Dear DD (Distracted Driver):
I saw you the other day from my car on the way to one of my many errands but you didn’t notice me. You couldn’t have. You were too busy talking on your cell–and it wasn’t even hands-free–when your attention should have been on the road.
May I ask you a question? What were you thinking? More specifically: Are you thinking?
Perhaps you believe you’ve got the uncanny ability to balance the responsibility of a potentially dangerous machine with your everyday activities. You don’t. No one does. According to Distraction.gov, several states have banned hand-held phone use and texting for all drivers. Stricter rules apply for novice drivers. (http://www.distraction.gov/content/get-the-facts/state-laws.html)
Pricey traffic tickets and points on your license may not deter you.

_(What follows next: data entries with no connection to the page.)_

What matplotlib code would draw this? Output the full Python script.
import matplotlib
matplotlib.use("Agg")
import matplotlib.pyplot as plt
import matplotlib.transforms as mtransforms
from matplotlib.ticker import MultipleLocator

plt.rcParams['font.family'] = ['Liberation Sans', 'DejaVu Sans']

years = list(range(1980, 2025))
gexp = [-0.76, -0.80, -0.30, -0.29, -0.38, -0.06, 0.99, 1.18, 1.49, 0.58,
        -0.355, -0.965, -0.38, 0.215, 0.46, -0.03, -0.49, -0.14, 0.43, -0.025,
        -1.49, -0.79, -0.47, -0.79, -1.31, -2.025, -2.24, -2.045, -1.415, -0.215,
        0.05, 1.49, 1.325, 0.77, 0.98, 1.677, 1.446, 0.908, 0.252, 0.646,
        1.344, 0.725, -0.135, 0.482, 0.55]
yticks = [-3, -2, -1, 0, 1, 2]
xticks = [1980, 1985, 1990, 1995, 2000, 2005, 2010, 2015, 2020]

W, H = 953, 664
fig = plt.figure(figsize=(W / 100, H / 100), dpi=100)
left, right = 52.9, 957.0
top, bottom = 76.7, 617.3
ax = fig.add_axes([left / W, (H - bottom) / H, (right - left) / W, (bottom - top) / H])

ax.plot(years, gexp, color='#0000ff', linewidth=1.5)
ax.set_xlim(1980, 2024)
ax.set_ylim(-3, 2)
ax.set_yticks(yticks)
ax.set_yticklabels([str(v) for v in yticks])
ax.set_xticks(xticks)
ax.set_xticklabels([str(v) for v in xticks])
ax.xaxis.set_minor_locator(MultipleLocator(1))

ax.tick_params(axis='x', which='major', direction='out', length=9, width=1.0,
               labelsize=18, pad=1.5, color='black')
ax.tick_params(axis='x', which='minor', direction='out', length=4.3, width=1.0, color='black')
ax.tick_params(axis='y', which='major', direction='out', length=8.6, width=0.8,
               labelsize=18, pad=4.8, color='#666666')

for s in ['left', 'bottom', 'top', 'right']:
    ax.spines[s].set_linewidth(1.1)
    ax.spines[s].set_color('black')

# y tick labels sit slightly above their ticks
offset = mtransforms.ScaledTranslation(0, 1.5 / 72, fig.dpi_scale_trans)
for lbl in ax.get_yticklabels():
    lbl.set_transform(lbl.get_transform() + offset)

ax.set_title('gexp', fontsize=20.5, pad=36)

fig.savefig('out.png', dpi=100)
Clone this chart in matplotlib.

I cannot understand why possibly being responsible for a disaster wouldn’t. The Center for Disease Control and Prevention says that in 2011, 3,331 people were killed in crashes involving distracted driving. In the same year, 387,000 people were injured in motor vehicle crashes also involving distracted driving. Each day, says the CDCP, at least 9 people are killed and more than 1,060 people are injured in crashes where distracted driving is responsible. (http://www.cdc.gov/motorvehiclesafety/distracted_driving/)

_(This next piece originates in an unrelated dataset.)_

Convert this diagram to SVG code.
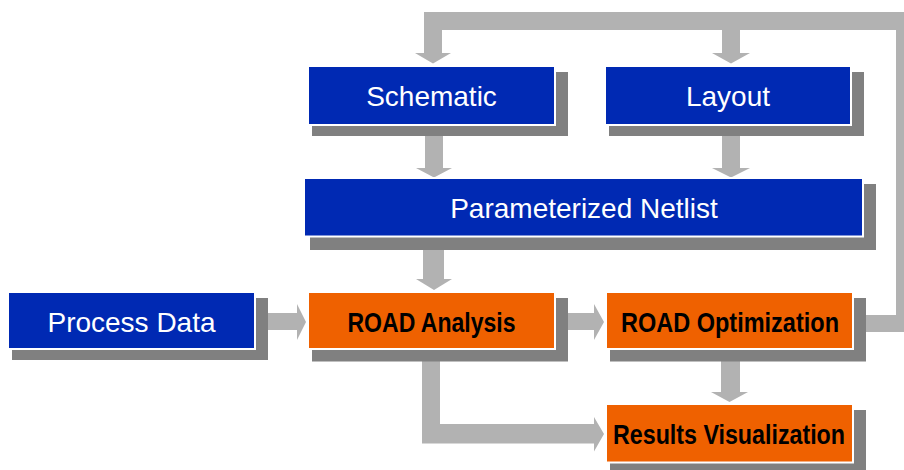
<svg xmlns="http://www.w3.org/2000/svg" width="904" height="470" viewBox="0 0 904 470">
<style>
.conn{fill:#B2B2B2}
.shadow{fill:#808080}
.blue{fill:#0029B3;stroke:#FFFFFF;stroke-width:2}
.orange{fill:#EF6100;stroke:#FFFFFF;stroke-width:2}
.wt{font-family:"Liberation Sans",Arial,sans-serif;font-size:28px;fill:#FFFFFF;text-anchor:middle}
.bt{font-family:"Liberation Sans Narrow","Arial Narrow","Liberation Sans",sans-serif;font-weight:bold;font-size:28px;fill:#000000;text-anchor:middle}
</style>
<rect width="904" height="470" fill="#FFFFFF"/>
<g id="connectors">
  <!-- feedback from ROAD Optimization to Schematic and Layout -->
  <polygon class="conn" points="862,315 896,315 896,30 740,30 740,53 750,53 731,63.5 712,53 722,53 722,30 442,30 442,53 451,53 433,63.5 415,53 424,53 424,12 914,12 914,332 862,332"/>
  <!-- Schematic to Netlist -->
  <polygon class="conn" points="425,130 443,130 443,168 452,168 434,177.5 416,168 425,168"/>
  <!-- Layout to Netlist -->
  <polygon class="conn" points="722,130 740,130 740,168 750,168 731,177.5 712,168 722,168"/>
  <!-- Netlist to ROAD Analysis -->
  <polygon class="conn" points="423,244 444,244 444,279 452,279 434,290 416,279 423,279"/>
  <!-- Process Data to ROAD Analysis -->
  <polygon class="conn" points="262,313 297,313 297,304 306,322 297,340 297,330 262,330"/>
  <!-- ROAD Analysis to ROAD Optimization -->
  <polygon class="conn" points="562,313 594,313 594,304 604,322 594,340 594,330 562,330"/>
  <!-- ROAD Optimization to Results Visualization -->
  <polygon class="conn" points="721,356 740,356 740,392 748,392 729.5,402 711,392 721,392"/>
  <!-- ROAD Analysis to Results Visualization -->
  <polygon class="conn" points="422,356 440,356 440,424 594,424 594,417 604,434 594,451.5 594,443.5 422,443.5"/>
</g>
<g id="node-schematic">
  <rect class="shadow" x="312" y="72" width="256" height="64"/>
  <rect class="blue" x="308" y="66" width="247" height="59"/>
  <text class="wt" x="431.5" y="106">Schematic</text>
</g>
<g id="node-layout">
  <rect class="shadow" x="609" y="72" width="255" height="64"/>
  <rect class="blue" x="605" y="66" width="246" height="59"/>
  <text class="wt" x="728" y="106">Layout</text>
</g>
<g id="node-netlist">
  <rect class="shadow" x="310" y="184" width="566" height="66"/>
  <rect class="blue" x="304" y="178" width="559" height="58.5"/>
  <text class="wt" x="584" y="218">Parameterized Netlist</text>
</g>
<g id="node-process-data">
  <rect class="shadow" x="12" y="298" width="256" height="62"/>
  <rect class="blue" x="8" y="292" width="247" height="57"/>
  <text class="wt" x="131.5" y="332">Process Data</text>
</g>
<g id="node-road-analysis">
  <rect class="shadow" x="312" y="298" width="256" height="63.5"/>
  <rect class="orange" x="308" y="292" width="247" height="57"/>
  <text class="bt" x="431.5" y="332" textLength="168" lengthAdjust="spacingAndGlyphs">ROAD Analysis</text>
</g>
<g id="node-road-optimization">
  <rect class="shadow" x="610" y="298" width="256" height="63.5"/>
  <rect class="orange" x="606" y="292" width="247" height="57"/>
  <text class="bt" x="730" y="332" textLength="218" lengthAdjust="spacingAndGlyphs">ROAD Optimization</text>
</g>
<g id="node-results-visualization">
  <rect class="shadow" x="610" y="410" width="256" height="66"/>
  <rect class="orange" x="606" y="404" width="247" height="58.5"/>
  <text class="bt" x="729" y="443.5" textLength="232" lengthAdjust="spacingAndGlyphs">Results Visualization</text>
</g>
</svg>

I have to drive for two when I think you aren’t paying attention. Once I see you on the phone (or texting or eating or otherwise doing something other than driving), my defenses are heightened, knowing yours are compromised. I implore you to leave your ego at home and put maturity and sense in the car with you.
My 17-year old will be on the road soon with a freshly minted driver’s license. When she walks out the door, I cannot keep her safe. It’s a level-orange fear a parent has for her child. Please don’t contribute to an already scary world by creating an unnecessary danger and a risk that needn’t be taken.